エボフラックス：コンパクトエージェント向け実行可能ツールワークフローの推論時進化

要旨

コンパクトな言語モデル（LM）は、ツールエージェントのコスト、レイテンシ、デプロイリスクを低減する。しかし、MCPスタイルのツール使用には、単なる関数呼び出し以上の能力が求められる。すなわち、エージェントはライブカタログからツールを発見し、スキーマを充足し、中間出力間の依存関係を保持し、最終的な応答を実行結果に基づいて根拠づける必要がある。小型プランナーは、もっともらしいワークフローグラフを生成するものの、ツール解決、パラメータ検証、依存関係追跡、あるいは実行の段階で失敗することが多い。本稿では、この失敗モードが小規模コーパスからの蒸留ではうまく対処できないことを論じる。数百の教師トレースによってワークフローの形式を学習させることは可能だが、変化するツールカタログのもとで失敗した計画を修復するために必要な回復行動をカバーすることは稀である。本稿では、コンパクトモデルによるツール使用を実行可能なツールワークフローの修復として捉える、推論時進化的探索手法であるEvofluxを提案する。Evofluxは、構造化された編集、実行フィードバック、適応型強度、メタガイドによる再設計、多様性枝刈りを通じて、型付きワークフローグラフを進化させる。実際のMCPサーバと250のツールからなる、評価用に保持されたMCP-Benchタスクにおいて、Evofluxは小型プランナー群の実行実現可能性を約3%から17〜24%に向上させる。対照的に、同一の探索収集データに基づくSFTおよびSFT+DPOは、ゼロショット性能と同等かそれを下回るか、あるいはそれを下回って崩壊する。ReActはより高いピークに達するものの、分散とトークンコストも高い。これらの結果は、教師トレースの予算が限られている状況では、実行に基づく探索の方がより信頼性が高いことを示している。

English

Compact language models (LMs) reduce cost, latency, and deployment risk for tool agents. Yet MCP-style tool use requires more than isolated function calling: an agent must discover tools from live catalogs, satisfy schemas, preserve dependencies across intermediate outputs, and ground final responses in executed evidence. Small planners often generate plausible workflow graphs that fail under tool resolution, parameter validation, dependency tracking, or execution. We argue that this failure mode is poorly handled by small-corpus distillation.
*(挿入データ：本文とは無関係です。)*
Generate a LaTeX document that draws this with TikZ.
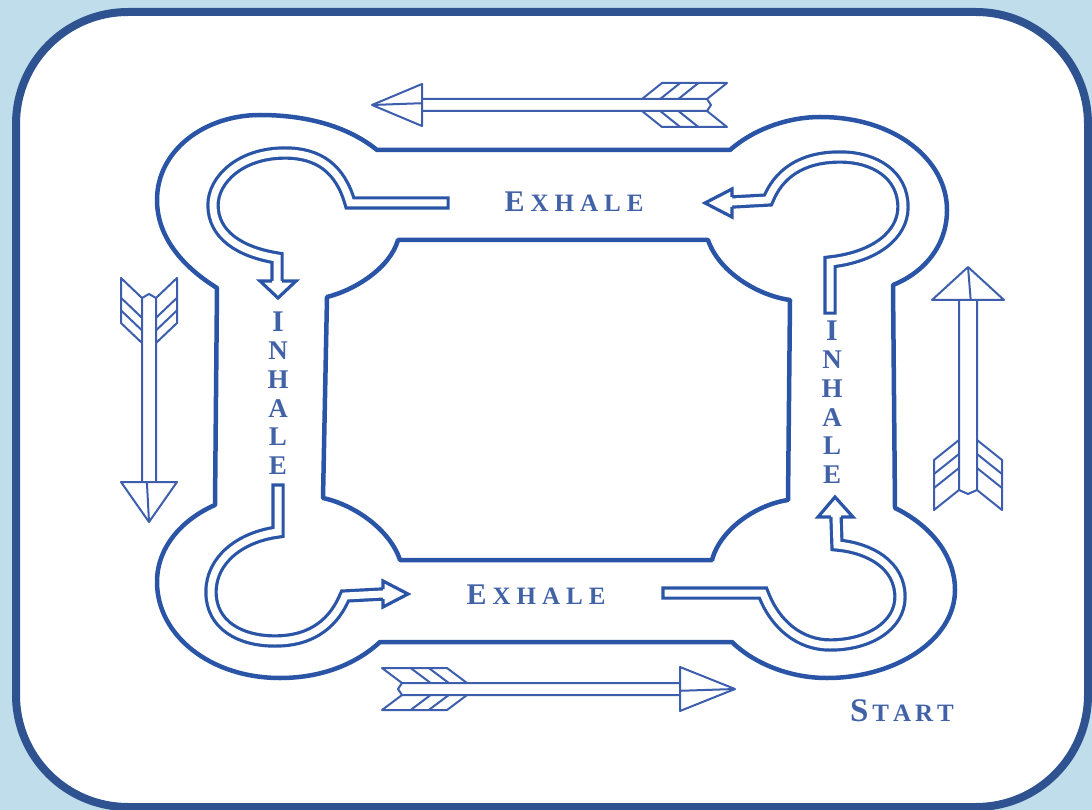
\documentclass[tikz,border=0pt]{standalone}
\usepackage{fontspec}
\setmainfont{Liberation Serif}
\definecolor{bgBlue}{HTML}{BFDDEB}
\definecolor{frameBlue}{HTML}{2F5290}
\definecolor{trackBlue}{HTML}{2A55A6}
\definecolor{arrowBlue}{HTML}{3D5EAD}
\definecolor{textBlue}{HTML}{4262A8}
\newcommand{\firstcap}[1]{{\fontsize{30}{30}\selectfont #1}}
\tikzset{
  track/.style={draw=trackBlue, line width=4.5pt, line join=round},
  curl/.style={draw=trackBlue, double=white, line width=3.2pt, double distance=7pt, line cap=rect},
  curlhead/.style={draw=trackBlue, fill=white, line width=3.2pt},
  word/.style={text=textBlue, font=\fontsize{25}{25}\selectfont\bfseries, inner sep=0pt},
  pics/feather/.style n args={6}{code={
    % #1 length, #2 head length, #3 head half width, #4 vane half width, #5 vane length, #6 shaft half width
    \draw[arrowBlue, line width=2pt, line join=round]
      (20,#6) -- ({#1-#2},#6) (20,-#6) -- ({#1-#2},-#6)
      (20,#6) -- (16,0) -- (20,-#6);
    \foreach \side in {1,-1} {
      \draw[arrowBlue, line width=2pt, line join=round]
        (20,{\side*#6}) -- (0,{\side*#4}) -- (#5,{\side*#4}) -- ({#5+20},{\side*#6});
      \foreach \k in {1,2}
        \draw[arrowBlue, line width=2pt]
          ({#5-\k*0.28*#5},{\side*#4}) -- ({#5-\k*0.28*#5+20},{\side*#6});
    }
    \draw[arrowBlue, line width=2pt, line join=round, fill=white]
      ({#1-#2},#3) -- (#1,0) -- ({#1-#2},-#3) -- cycle;
    \draw[arrowBlue, line width=2pt] (#1,0) -- ({#1-#2},{0.3*#6});
  }}
}
\begin{document}
\begin{tikzpicture}[x=1pt, y=-1pt]
  \useasboundingbox (0,0) rectangle (1092,810);
  \fill[bgBlue] (0,0) rectangle (1092,810);
  \draw[frameBlue, line width=8pt, fill=white, rounded corners=112pt] (16,12) rectangle (1088,807);

  % outer and inner outline of the track
  \draw[track] (377,150) -- (730,150)
    .. controls (755,128) and (790,117) .. (820,117)
    .. controls (895,117) and (947,160) .. (947,210)
    .. controls (947,245) and (925,272) .. (893,285)
    -- (895,508)
    .. controls (930,525) and (955,555) .. (955,590)
    .. controls (955,640) and (895,678) .. (827,678)
    .. controls (785,678) and (750,660) .. (732,642)
    -- (380,642)
    .. controls (355,665) and (320,678) .. (280,678)
    .. controls (210,678) and (157,635) .. (157,582)
    .. controls (157,545) and (185,518) .. (215,505)
    -- (217,288)
    .. controls (180,265) and (157,235) .. (157,200)
    .. controls (157,150) and (205,115) .. (260,115)
    .. controls (310,115) and (350,128) .. (377,150) -- cycle;
  \draw[track] (398,240) -- (708,240)
    .. controls (718,270) and (755,295) .. (790,300)
    -- (788,500)
    .. controls (755,505) and (720,530) .. (712,560)
    -- (400,560)
    .. controls (390,530) and (355,505) .. (323,498)
    -- (327,297)
    .. controls (355,290) and (390,268) .. (398,240) -- cycle;

  % curled arrows in the corners
  \draw[curl] (443,203) -- (350,203) .. controls (340,168) and (318,153) .. (285,153)
    .. controls (240,153) and (213,180) .. (213,205)
    .. controls (213,235) and (240,252) .. (277,258) -- (277,281);
  \draw[curlhead] (272,281) -- (260,281) -- (278,298) -- (296,281) -- (282,281);

  \draw[curl] (830,308) -- (830,262) .. controls (875,257) and (903,235) .. (903,207)
    .. controls (903,175) and (875,157) .. (840,157)
    .. controls (800,157) and (778,175) .. (768,200) -- (732,202);
  \draw[curlhead] (732,197) -- (732,189) -- (705,203) -- (732,217) -- (732,207);

  \draw[curl] (278,490) -- (278,532) .. controls (240,537) and (211,560) .. (211,592)
    .. controls (211,625) and (240,641) .. (275,641)
    .. controls (315,641) and (335,620) .. (345,596) -- (383,594);
  \draw[curlhead] (383,589) -- (383,581) -- (408,594) -- (383,607) -- (383,599);

  \draw[curl] (668,593) -- (763,593) .. controls (775,625) and (800,645) .. (830,645)
    .. controls (870,645) and (900,625) .. (900,597)
    .. controls (900,565) and (870,548) .. (837,545) -- (836,517);
  \draw[curlhead] (831,517) -- (818,517) -- (835,497) -- (853,517) -- (841,517);

  % feathered arrows round the track
  \pic[rotate=180] (toparrow) at (727,105) {feather={355}{50}{21}{22}{65}{6}};
  \pic (bottomarrow) at (382,689) {feather={353}{55}{22}{21}{65}{6}};
  \pic[rotate=-90] (leftarrow) at (149,278) {feather={244}{40}{28}{28}{45}{7}};
  \pic[rotate=90] (rightarrow) at (968,510) {feather={243}{33}{36}{34}{50}{9}};

  % labels
  \node[word] (exhaletop) at (574,202) {\firstcap{E}\kern6pt X\kern6pt H\kern6pt A\kern6pt L\kern6pt E};
  \node[word] (exhalebottom) at (536,595) {\firstcap{E}\kern6pt X\kern6pt H\kern6pt A\kern6pt L\kern6pt E};
  \node[word, align=center, font=\fontsize{27}{28.6}\selectfont\bfseries] (inhaleleft) at (278,393) {\firstcap{I}\\N\\H\\A\\L\\E};
  \node[word, align=center, font=\fontsize{27}{28.6}\selectfont\bfseries] (inhaleright) at (832,402) {\firstcap{I}\\N\\H\\A\\L\\E};
  \node[word] (start) at (902,711) {{\fontsize{33}{33}\selectfont S}\kern4pt T\kern4pt A\kern4pt R\kern4pt T};
\end{tikzpicture}
\end{document}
A few hundred teacher traces can teach workflow format, but rarely cover the recovery behavior needed to repair failed plans over changing tool catalogs. We introduce Evoflux, an inference-time evolutionary search method that treats compact tool use as the repair of executable tool workflows. It evolves typed workflow graphs through structured edits, execution feedback, adaptive intensity, meta-guided redesign, and diversity pruning. On held-out MCP-Bench tasks spanning live MCP servers and 250 tools, Evoflux raises execution feasibility from roughly 3% to 17-24% across small planners. In contrast, SFT and SFT+DPO on the same search-mined data match, underperform, or collapse below zero-shot performance; ReAct reaches higher peaks, but with higher variance and token cost. These results show that execution-grounded search is more reliable under scarce teacher-trace budgets.